1. 📘 Topic and Domain: The paper introduces Native Parallel Reasoner (NPR), a framework for enabling Large Language Models to perform parallel reasoning, falling within the domain of artificial intelligence and language model optimization.
2. 💡 Previous Research and New Ideas: Based on previous work in parallel reasoning like Multiverse and MapReduce paradigms, it proposes a novel teacher-free approach where models self-evolve parallel reasoning capabilities without external supervision.
3. ❓ Problem: The paper addresses the challenge of enabling language models to perform genuine parallel reasoning rather than sequential emulation, while avoiding reliance on external teacher models or supervised distillation.

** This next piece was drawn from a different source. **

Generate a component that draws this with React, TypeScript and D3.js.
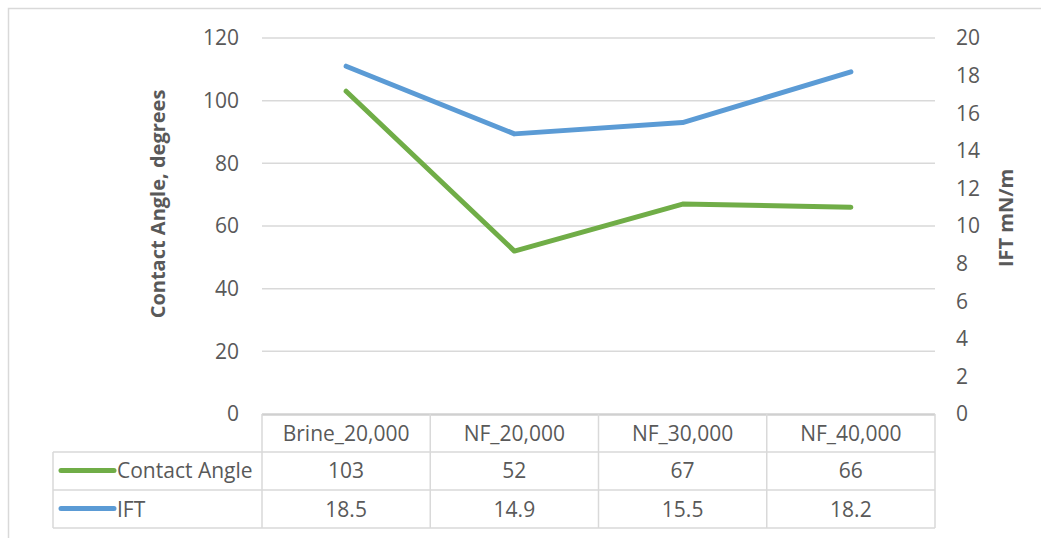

4. 🛠️ Methods: The paper implements a three-stage progressive training paradigm: (1) Format-follow RL to discover parallel structures, (2) Parallel warmup through self-distilled data, and (3) Native-parallel RL using a novel Parallel-Aware Policy Optimization algorithm and NPR Engine.
5. 📊 Results and Evaluation: Testing on eight reasoning benchmarks showed performance gains up to 24.5%, inference speedups up to 4.6×, and achieved 100% genuine parallel execution, with consistent improvements over baseline models like Multiverse-32B and Multiverse-4B.